SpaceX’s US Crew Dragon spacecraft with three astronauts and a Russian cosmonaut on board docked with the International Space Station (ISS) on Tuesday.
The Dragon capsule, dubbed Endeavour, docked with the International Space Station (ISS) at 2:28 a.m. ET (0728 GMT) on Tuesday. At that time, Dragon and the station were hovering over the central North Atlantic east of New Foundland. The ground control radioed to the ISS shortly after docking:
Crew Dragon Endeavor welcome to the International Space Station. We would also like to note that you can’t be ‘crew late’ when you arrive 30 minutes early.
Crew-7 commander Jasmin Moghbeli of NASA radioed to Crew-8 from the ISS:
Dragon, from those of us onboard, welcome to the International Space Station, we disagree, you can still be crew late. Mike welcome back, we think a few things have changed since you left, Matt, Jeanette, Alexander you’re absolutely going to love it here.
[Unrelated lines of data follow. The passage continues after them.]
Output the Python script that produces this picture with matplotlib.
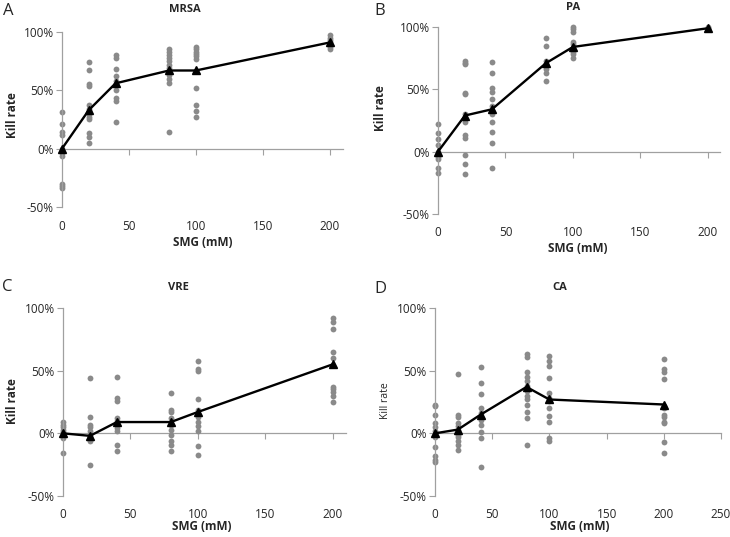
import numpy as np
import matplotlib
matplotlib.use("Agg")
import matplotlib.pyplot as plt
from matplotlib.ticker import FuncFormatter

plt.rcParams['font.family'] = ['Open Sans', 'DejaVu Sans']

# SMG concentrations (mM)
doses = [0, 20, 40, 80, 100, 200]

# individual kill rates (%) per dose
mrsa_pts = [
    [31, 21, 14, 12, 0, -2, -4, -6, -30, -32, -34],
    [74, 67, 55, 54, 37, 34, 32, 30, 27, 25, 13, 10, 5],
    [80, 78, 68, 62, 58, 55, 50, 43, 41, 23],
    [85, 83, 80, 78, 75, 72, 69, 66, 63, 60, 56, 14],
    [87, 85, 83, 81, 79, 77, 52, 37, 32, 27],
    [97, 95, 93, 91, 89, 87, 85],
]
mrsa_mean = [0, 33, 56, 67, 67, 91]

pa_pts = [
    [22, 15, 10, 5, 0, -2, -4, -6, -13, -17],
    [73, 71, 70, 47, 46, 30, 24, 13, 11, -3, -10, -18],
    [72, 63, 51, 48, 42, 37, 33, 30, 24, 16, 7, -13],
    [91, 85, 73, 70, 66, 63, 57],
    [100, 98, 96, 88, 86, 82, 80, 78, 75],
    [100, 99, 98],
]
pa_mean = [0, 29, 34, 71, 84, 99]

vre_pts = [
    [9, 7, 5, 3, 1, 0, -2, -4, -16],
    [44, 13, 7, 5, 2, -1, -3, -4, -5, -6, -25],
    [45, 28, 26, 12, 10, 7, 4, 2, -9, -14],
    [32, 19, 17, 12, 7, 3, -1, -6, -9, -14],
    [58, 51, 50, 27, 19, 13, 9, 6, 2, -10, -17],
    [92, 89, 83, 65, 60, 37, 35, 33, 30, 25],
]
vre_mean = [0, -2, 9, 9, 17, 55]

ca_pts = [
    [23, 22, 15, 8, 5, 2, -1, -3, -11, -18, -21, -23],
    [47, 15, 13, 8, 6, 3, -1, -3, -6, -9, -13],
    [53, 40, 31, 20, 16, 11, 7, 1, -4, -27],
    [63, 61, 49, 45, 42, 38, 34, 30, 27, 23, 17, 12, -9],
    [62, 58, 54, 44, 32, 28, 26, 20, 14, 9, -4, -6],
    [59, 51, 49, 43, 22, 20, 15, 13, 9, 8, -7, -16],
]
ca_mean = [0, 3, 15, 37, 27, 23]

W, H = 730, 537
fig = plt.figure(figsize=(W / 100, H / 100), dpi=100)

# panel: (points, means, name, letter, axes box px [x0, ybottom, x1, ytop], xmax, xticks,
#         title xy, letter xy, xlabel xy, ylabel xy, bold ylabel)
panels = [
    (mrsa_pts, mrsa_mean, 'MRSA', 'A', [62, 207, 343, 32], 210, [0, 50, 100, 150, 200],
     (185, 9), (8, 11), (203, 243), (13, 115), True),
    (pa_pts, pa_mean, 'PA', 'B', [438, 214, 720, 27], 209, [0, 50, 100, 150, 200],
     (573, 8), (380, 11), (578, 248), (380, 108), True),
    (vre_pts, vre_mean, 'VRE', 'C', [63, 496, 346, 308], 210, [0, 50, 100, 150, 200],
     (178, 287), (7, 287), (202, 527), (13, 401), True),
    (ca_pts, ca_mean, 'CA', 'D', [435, 496, 721, 308], 250, [0, 50, 100, 150, 200, 250],
     (560, 287), (380, 289), (580, 527), (385, 401), False),
]

axis_grey = '#a0a0a0'
dot_grey = '#8a8a8a'
text_col = '#262626'

for pts, means, name, letter, box, xmax, xt, tpos, lpos, xlpos, ylpos, ybold in panels:
    x0, yb, x1, yt = box
    ax = fig.add_axes([x0 / W, 1 - yb / H, (x1 - x0) / W, (yb - yt) / H])
    for d, vals in zip(doses, pts):
        ax.plot([d] * len(vals), vals, 'o', color=dot_grey, ms=4.2, mec='none',
                zorder=2, clip_on=False)
    ax.plot(doses, means, '-^', color='black', lw=1.7, ms=6, zorder=3, clip_on=False)

    ax.set_xlim(0, xmax)
    ax.set_ylim(-50, 100)
    ax.set_yticks([-50, 0, 50, 100])
    ax.yaxis.set_major_formatter(FuncFormatter(lambda v, p: '%d%%' % v))
    ax.set_xticks(xt)
    for s in ['top', 'right', 'bottom']:
        ax.spines[s].set_visible(False)
    ax.spines['left'].set_color(axis_grey)
    ax.spines['left'].set_linewidth(0.9)
    ax.tick_params(axis='y', length=4, color=axis_grey, labelsize=8.5,
                   labelcolor=text_col, pad=2)
    ax.tick_params(axis='x', length=0, labelsize=8.5, labelcolor=text_col, pad=9)

    # horizontal axis line crossing at 0%
    sec = ax.secondary_xaxis(1 / 3)
    sec.set_xticks(xt)
    sec.tick_params(axis='x', direction='out', length=4, color=axis_grey, labelbottom=False,
                    labeltop=False)
    sec.xaxis.set_ticks_position('bottom')
    sec.set_xticklabels([])
    for s in sec.spines.values():
        s.set_visible(False)
    sec.spines['bottom'].set_visible(True)
    sec.spines['bottom'].set_color(axis_grey)
    sec.spines['bottom'].set_linewidth(0.9)

    fig.text(tpos[0] / W, 1 - tpos[1] / H, name, ha='center', va='center',
             fontsize=8, fontweight='bold', color=text_col)
    fig.text(lpos[0] / W, 1 - lpos[1] / H, letter, ha='center', va='center',
             fontsize=12, color=text_col)
    fig.text(xlpos[0] / W, 1 - xlpos[1] / H, 'SMG (mM)', ha='center', va='center',
             fontsize=8.5, fontweight='bold', color=text_col)
    fig.text(ylpos[0] / W, 1 - ylpos[1] / H, 'Kill rate', ha='center', va='center',
             rotation=90, fontsize=8.5 if ybold else 7.5,
             fontweight='bold' if ybold else 'normal', color=text_col)

fig.savefig('out.png', dpi=100)
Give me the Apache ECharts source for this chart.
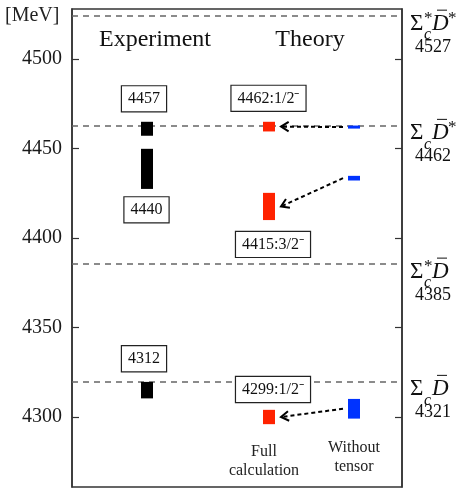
<!DOCTYPE html>
<html><head><meta charset="utf-8">
<script src="https://cdn.jsdelivr.net/npm/echarts@6/dist/echarts.min.js"></script>
<style>html,body{margin:0;padding:0;background:#fff}#c{width:468px;height:491px}</style>
</head><body><div id="c"></div>
<script>
// ---------------- data ----------------
const columns = ['Experiment', 'Full calculation', 'Without tensor'];
const columnX = [0.75, 1.97, 2.82];
const experimentBars = [[4457.2, 4465.0], [4427.5, 4449.9], [4310.5, 4319.7]];
const experimentLabels = ['4457', '4440', '4312'];
const fullBars = [[4459.6, 4465.0], [4410.1, 4425.3], [4296.1, 4304.1]];
const fullLabels = ['4462:1/2\u207B', '4415:3/2\u207B', '4299:1/2\u207B'];
const withoutTensorBars = [[4461.2, 4462.9], [4432.2, 4434.8], [4299.2, 4310.2]];
const thresholdLines = [4524, 4463, 4385.5, 4320];
const thresholdMasses = ['4527', '4462', '4385', '4321'];
const thresholdSigmaStar = [true, false, true, false];
const thresholdDStar = [true, true, false, false];
const yTicks = [4300, 4350, 4400, 4450, 4500];
const yTickLabels = ['4300', '4350', '4400', '4450', '4500'];

// ---------------- layout ----------------
const FONT = 'Liberation Serif';
const yMin = 4261, yMax = 4528, xMax = 3.3;
const barW = 0.12;
const expLabelAnchor = [[0.72, 4477.8], [0.745, 4415.8], [0.72, 4332.6]];
const fullLabelAnchor = [[1.965, 4478.1], [2.01, 4396.5], [2.01, 4315.5]];

const chart = echarts.init(document.getElementById('c'), null, {renderer: 'canvas'});

function barSeries(name, bars, xi, color) {
  return {
    type: 'custom', name, coordinateSystem: 'cartesian2d', silent: true, z: 5,
    data: bars.map(b => [columnX[xi], b[0], b[1]]),
    encode: {x: 0, y: [1, 2]},
    renderItem: (params, api) => {
      const lo = api.coord([api.value(0), api.value(1)]);
      const hi = api.coord([api.value(0), api.value(2)]);
      const w = api.size([barW, 0])[0];
      return {type: 'rect', shape: {x: lo[0] - w / 2, y: hi[1], width: w, height: lo[1] - hi[1]},
        style: {fill: color}};
    }
  };
}

function boxSeries(name, texts, anchors) {
  return {
    type: 'custom', name, coordinateSystem: 'cartesian2d', silent: true, z: 6,
    data: anchors.map((a, i) => [a[0], a[1], i]),
    encode: {x: 0, y: 1},
    renderItem: (params, api) => {
      const p = api.coord([api.value(0), api.value(1)]);
      return {type: 'text', x: p[0], y: p[1], style: {
        text: texts[api.value(2)], font: '16px ' + FONT, fill: '#111',
        align: 'center', verticalAlign: 'middle',
        backgroundColor: '#fff', borderColor: '#222', borderWidth: 1.2, padding: [5, 6, 4, 6]
      }};
    }
  };
}

const arrowSeries = {
  type: 'custom', name: 'arrows', coordinateSystem: 'cartesian2d', silent: true, z: 7,
  data: withoutTensorBars.map((b, i) => [i]),
  renderItem: (params, api) => {
    const i = api.value(0);
    const wo = withoutTensorBars[i], fu = fullBars[i];
    const half = api.size([barW, 0])[0] / 2;
    const s = api.coord([columnX[2], (wo[0] + wo[1]) / 2]);
    const e = api.coord([columnX[1], (fu[0] + fu[1]) / 2]);
    const x1 = s[0] - half - 5, y1 = s[1];
    const x2 = e[0] + half + 6, y2 = e[1];
    const dx = x1 - x2, dy = y1 - y2, L = Math.hypot(dx, dy);
    const ux = dx / L, uy = dy / L, ang = 32 * Math.PI / 180, hl = 9;
    const r = (a) => [x2 + hl * (ux * Math.cos(a) - uy * Math.sin(a)), y2 + hl * (ux * Math.sin(a) + uy * Math.cos(a))];
    const pA = r(ang), pB = r(-ang);
    return {type: 'group', children: [
      {type: 'line', shape: {x1, y1, x2: x2 + ux * 2, y2: y2 + uy * 2},
        style: {stroke: '#000', lineWidth: 2, lineDash: [4, 3]}},
      {type: 'polyline', shape: {points: [pA, [x2, y2], pB]},
        style: {stroke: '#000', lineWidth: 2, fill: null}}
    ]};
  }
};

const thresholdLabelSeries = {
  type: 'custom', name: 'thresholds', coordinateSystem: 'cartesian2d', silent: true, z: 6,
  clip: false,
  data: thresholdLines.map((v, i) => [xMax, v, i]),
  encode: {x: 0, y: 1},
  renderItem: (params, api) => {
    const i = api.value(2);
    const p = api.coord([api.value(0), api.value(1)]);
    const x0 = p[0] + 8, y0 = p[1];
    const big = '23px ' + FONT, it = 'italic 23px ' + FONT, small = 'italic 16px ' + FONT;
    const ch = [
      {type: 'text', x: x0, y: y0 + 8, style: {text: '\u03A3', font: big, fill: '#111', verticalAlign: 'middle'}},
      {type: 'text', x: x0 + 14, y: y0 + 19, style: {text: 'c', font: small, fill: '#111', verticalAlign: 'middle'}},
      {type: 'text', x: x0 + 22, y: y0 + 8, style: {text: 'D', font: it, fill: '#111', verticalAlign: 'middle'}},
      {type: 'line', shape: {x1: x0 + 27, y1: y0 - 6, x2: x0 + 37, y2: y0 - 6}, style: {stroke: '#111', lineWidth: 1}},
      {type: 'text', x: x0 + 23, y: y0 + 31, style: {text: thresholdMasses[i], font: '18px ' + FONT, fill: '#111', align: 'center', verticalAlign: 'middle'}}
    ];
    if (thresholdSigmaStar[i]) ch.push({type: 'text', x: x0 + 14, y: y0 + 2, style: {text: '*', font: '17px ' + FONT, fill: '#111', verticalAlign: 'middle'}});
    if (thresholdDStar[i]) ch.push({type: 'text', x: x0 + 38, y: y0 + 2, style: {text: '*', font: '17px ' + FONT, fill: '#111', verticalAlign: 'middle'}});
    return {type: 'group', children: ch};
  }
};

const option = {
  animation: false,
  backgroundColor: '#fff',
  textStyle: {fontFamily: FONT},
  grid: {left: 72, right: 66, top: 9, bottom: 4, show: true, borderColor: '#333', borderWidth: 1.5, backgroundColor: 'transparent'},
  xAxis: {type: 'value', min: 0, max: xMax, show: false},
  yAxis: [
    {type: 'value', min: yMin, max: yMax, position: 'left',
      axisLine: {show: true, lineStyle: {color: '#333', width: 1.5}},
      axisTick: {show: true, inside: true, length: 7, customValues: yTicks, lineStyle: {color: '#333', width: 1.2}},
      axisLabel: {show: true, customValues: yTicks, margin: 10, fontFamily: FONT, fontSize: 20, color: '#1a1a1a',
        formatter: v => yTickLabels[yTicks.indexOf(Math.round(v))] || ''},
      splitLine: {show: false}},
    {type: 'value', min: yMin, max: yMax, position: 'right',
      axisLine: {show: true, lineStyle: {color: '#333', width: 1.5}},
      axisTick: {show: true, inside: true, length: 7, customValues: yTicks, lineStyle: {color: '#333', width: 1.2}},
      axisLabel: {show: false}, splitLine: {show: false}}
  ],
  graphic: [
    {type: 'text', left: 5, top: 6, style: {text: '[MeV]', font: '20px ' + FONT, fill: '#222'}},
    {type: 'text', x: 155, y: 40, style: {text: 'Experiment', font: '24px ' + FONT, fill: '#111', align: 'center', verticalAlign: 'middle'}},
    {type: 'text', x: 310, y: 40, style: {text: 'Theory', font: '24px ' + FONT, fill: '#111', align: 'center', verticalAlign: 'middle'}},
    {type: 'text', x: 264, y: 461, style: {text: 'Full\ncalculation', font: '16px ' + FONT, fill: '#222', align: 'center', verticalAlign: 'middle', lineHeight: 19}},
    {type: 'text', x: 354, y: 457, style: {text: 'Without\ntensor', font: '16px ' + FONT, fill: '#222', align: 'center', verticalAlign: 'middle', lineHeight: 19}}
  ],
  series: [
    {type: 'line', data: [], silent: true,
      markLine: {symbol: 'none', silent: true, animation: false, label: {show: false},
        lineStyle: {type: [6, 5], color: '#666', width: 1.5},
        data: thresholdLines.map(v => ({yAxis: v}))}},
    barSeries(columns[0], experimentBars, 0, '#000'),
    barSeries(columns[1], fullBars, 1, '#ff2200'),
    barSeries(columns[2], withoutTensorBars, 2, '#0033ff'),
    boxSeries('expLabels', experimentLabels, expLabelAnchor),
    boxSeries('fullLabels', fullLabels, fullLabelAnchor),
    arrowSeries,
    thresholdLabelSeries
  ]
};
chart.setOption(option);
</script></body></html>
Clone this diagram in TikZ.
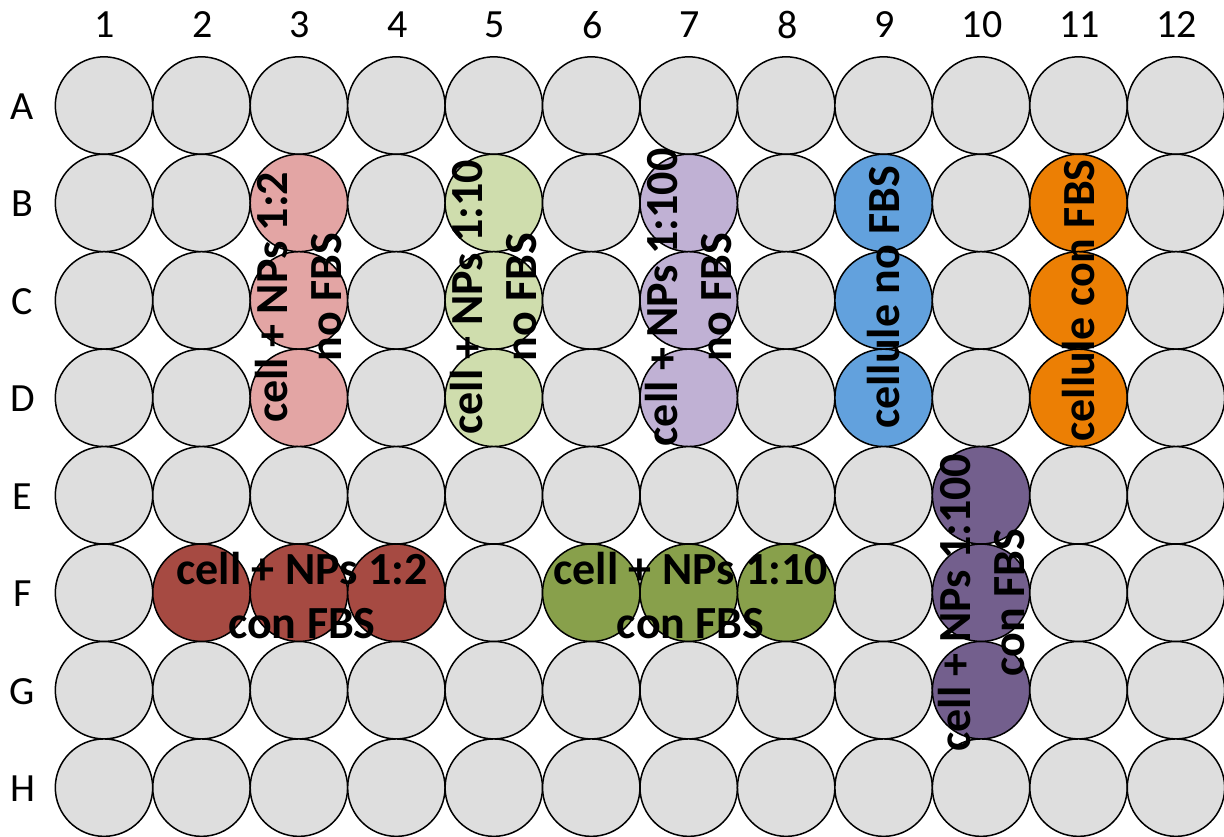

Crew-8 sent NASA astronauts Matthew Dominick, Michael Barratt, Jeannette Epps and Russian cosmonaut Alexander Grebenkin on a six-month stay in the orbiting laboratory.
The four-person Crew-8 launched on a SpaceX Falcon 9 rocket from NASA’s Kennedy Space Center in Florida on Sunday (March 3) at 10:53 p.m. ET (0353 GMT March 4).
Crew-8 is the eighth operational astronaut mission SpaceX has flown to the ISS on behalf of NASA.
The agency has struck a similar deal with aerospace giant Boeing, which is set to launch astronauts for the first time on its new Starliner capsule next month in a test mission called Crew Flight Test.